Seeing this, some of the rangers came, and they put shackles on the loggerhead turtle because she was too big for them to lift. They tied up her legs and flipped her on her back. Then they attached a chain to the shackles and began to drag her upside down with a four-wheeler back to the water.

Now, this turtle’s life has been jerked around, messed with, and she’s no doubt in some discomfort, despite the best attempts by the rangers to be gentle with her. But in order for her to life to be saved and her destiny preserved, that was the only viable option. If the rangers stood and shouted at this turtle to turn around, she wouldn’t have understood. They did what they had to do to get her where she needed to go.

Yes, God’s Spirit does speak to us, and He can guide us with His Word. But more often than not, we are as the psalmist prayed we wouldn’t be—needing to be led like the turtle, pulled—pushed, prodded. We read, “Do not be like a horse or mule, without understanding, that must be controlled with bit and bridle or else it will not come near you,” (Psalm 32:9).

God cares too deeply for us to let us keep going down the wrong path or in the wrong direction.
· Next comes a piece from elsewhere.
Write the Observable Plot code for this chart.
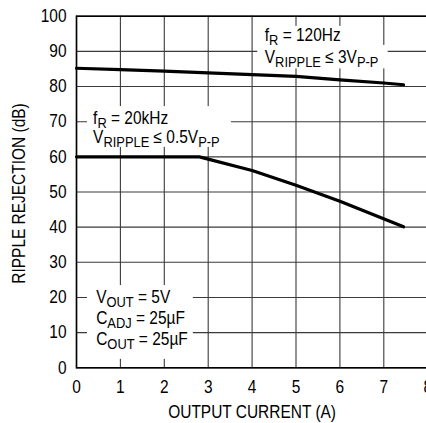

And He will drop an unexpected journey—a detour—in our way to get us turned around. Sometimes, that may mean being flipped on our back, or shackled by our feet. Sometimes, that may mean being disoriented even within our own disorientation. Sometimes, that might mean being drug along until we finally feel the familiarity of our home. Once the turtle felt the water, she could be untied and put right-side up again. Once she realized where she was, she was set free.

But in order for her to get to her destiny, she had to be flipped, turned and then drug. Just like Joseph from the pit to the camel. God enters our situations in detours and at times that requires a jerk, flip, tweaks and pulls. We may yell in our hearts, “What are you doing to me God? Where are you taking me? Why can’t I understand?”

God answers, often too quietly for us to hear over our own shouts, “I’m taking you exactly where you need to be. Trust Me.”